Ingin seperti Enstein? atau ingin seperti Susno Duadji (???).
Untuk
alumni non-STAN, mohon hargai kami anak-anak muda yang masih labil,
mudah tergerus arus ‘penumpang gelap’ reformasi. Doakan dan tegur kami
jika memang tidak memuaskan masyarakat. Meski tokoh seperti Amin Nur
Nasution, Bulyan Royan, Hamka Yandhu, Emir Moeis, Max Moein, Arthalyta
Suryani, Jaksa Kemas Yahya, Jaksa Wisnu Subroto, Jaksa Esther, dan
sebangsanya yang telah terbukti bersalah, kami tidak pernah menuduh
almamater dan institusi mereka sebagai sarang koruptor.
Begitu
juga dengan aparat penegak hukum yang selama initak lepas juga dari
belitan masalah internal. Mengapa palu hukum kalian hanya tajam untuk
kaum marjinal, tapi tumpul ketika berhadapan dengan kaum elit. Sudah
berapa banyak tersangka kabur tidak tahu rimbanya tanpa andil kalian.
Silahkan
bersikap kritis, itu baik untuk perbaikan kami. Silahkan “rajam” kami
jika kalian tidak pernah “korupsi” sekali pun. Tidak pernah “menyuap”
polisi saat membuat SIM, tidak pernah “menyuap” jaksa saat tersangkut
perkara, tidak pernah “menyuap” Polantas saat kena tilang, dan tidak
pernah “menyuap” petugas pajak atau bea cukai demi keuntungan kalian. Jangan menuding sana-sini tapi hidung masih kotor. Perluas pergaulan dan wawasan agar pikiran tidak sempit. Itu saja.
Bulan
Juli nanti, mari kita buktikan. Mereka akan berbondong-bondong ke
stadion di seluruh kota-kota besar Indonesia untuk mengikuti Ujian
Saringan Masuk STAN. Sebagian besar generasi muda bangsa ini masih
menggantungkan harapan akan adanya kuliah gratis. Kaum marjinal ini
jangan lah kau nista saat mereka telah menikmati kerja kerasnya.

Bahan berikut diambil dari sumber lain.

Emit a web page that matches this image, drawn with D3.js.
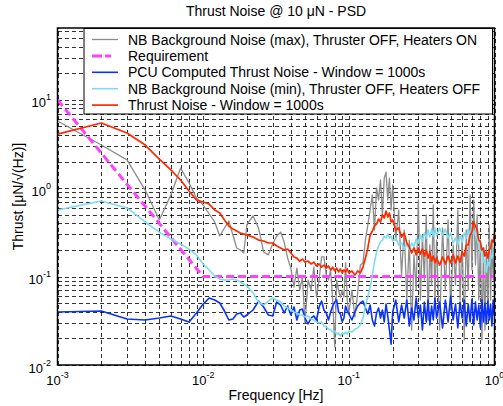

Laporkan jika ada ketidakwajaran. Cegah mereka dengan tidak memberi
iming-iming materi. Semua berawal dari Anda, pembayar pajak pembangunan
negara.
Bagi
keluarga yang sudah mampu dan takut putra-putrinya terjerumus seperti
kisah Gayus tadi, kami sarankan cari tempat kuliah yang lebih
menjanjikan lulusannya bebas korupsi, jangan di STAN.
Untuk
para mahasiswa STAN, belajar lah dengan kedalaman makna harapan orang
tua di pundak kalian. Begitu juga untuk rekan-rekan alumni STAN yang
kini tersebar dari Sabang sampai Merauke, dari Miangas hingga Pulau
Rote, dari Kepulauan Natuna hingga Tual Maluku Tenggara, dari Gunung
Sitoli hingga Sangihe Talaud. Mari kita jaga NKRI yang berdiri di atas
mayat-mayat pahlawan bangsa, kucuran keringat dan tetesan darah pendiri
negara. Dengan jiwa dan raga, dengan dedikasi dan integritas, dengan
tulus ikhlas bukan materi semata. Kita hanya sementara di dunia. Ada
kehidupan abadi menanti kita. Lupakan kisah si Gayus dan gayus-gayus
lainnya. Buktikan kita tidak sepertinya.
“Lulusan STAN punya dua pilihan, menjadi solusi bagi permasalahan bangsa atau ikut menambah masalah yang sudah ada, jika setuju pilihan kedua, maka keluar dari korps saya sekarang juga.”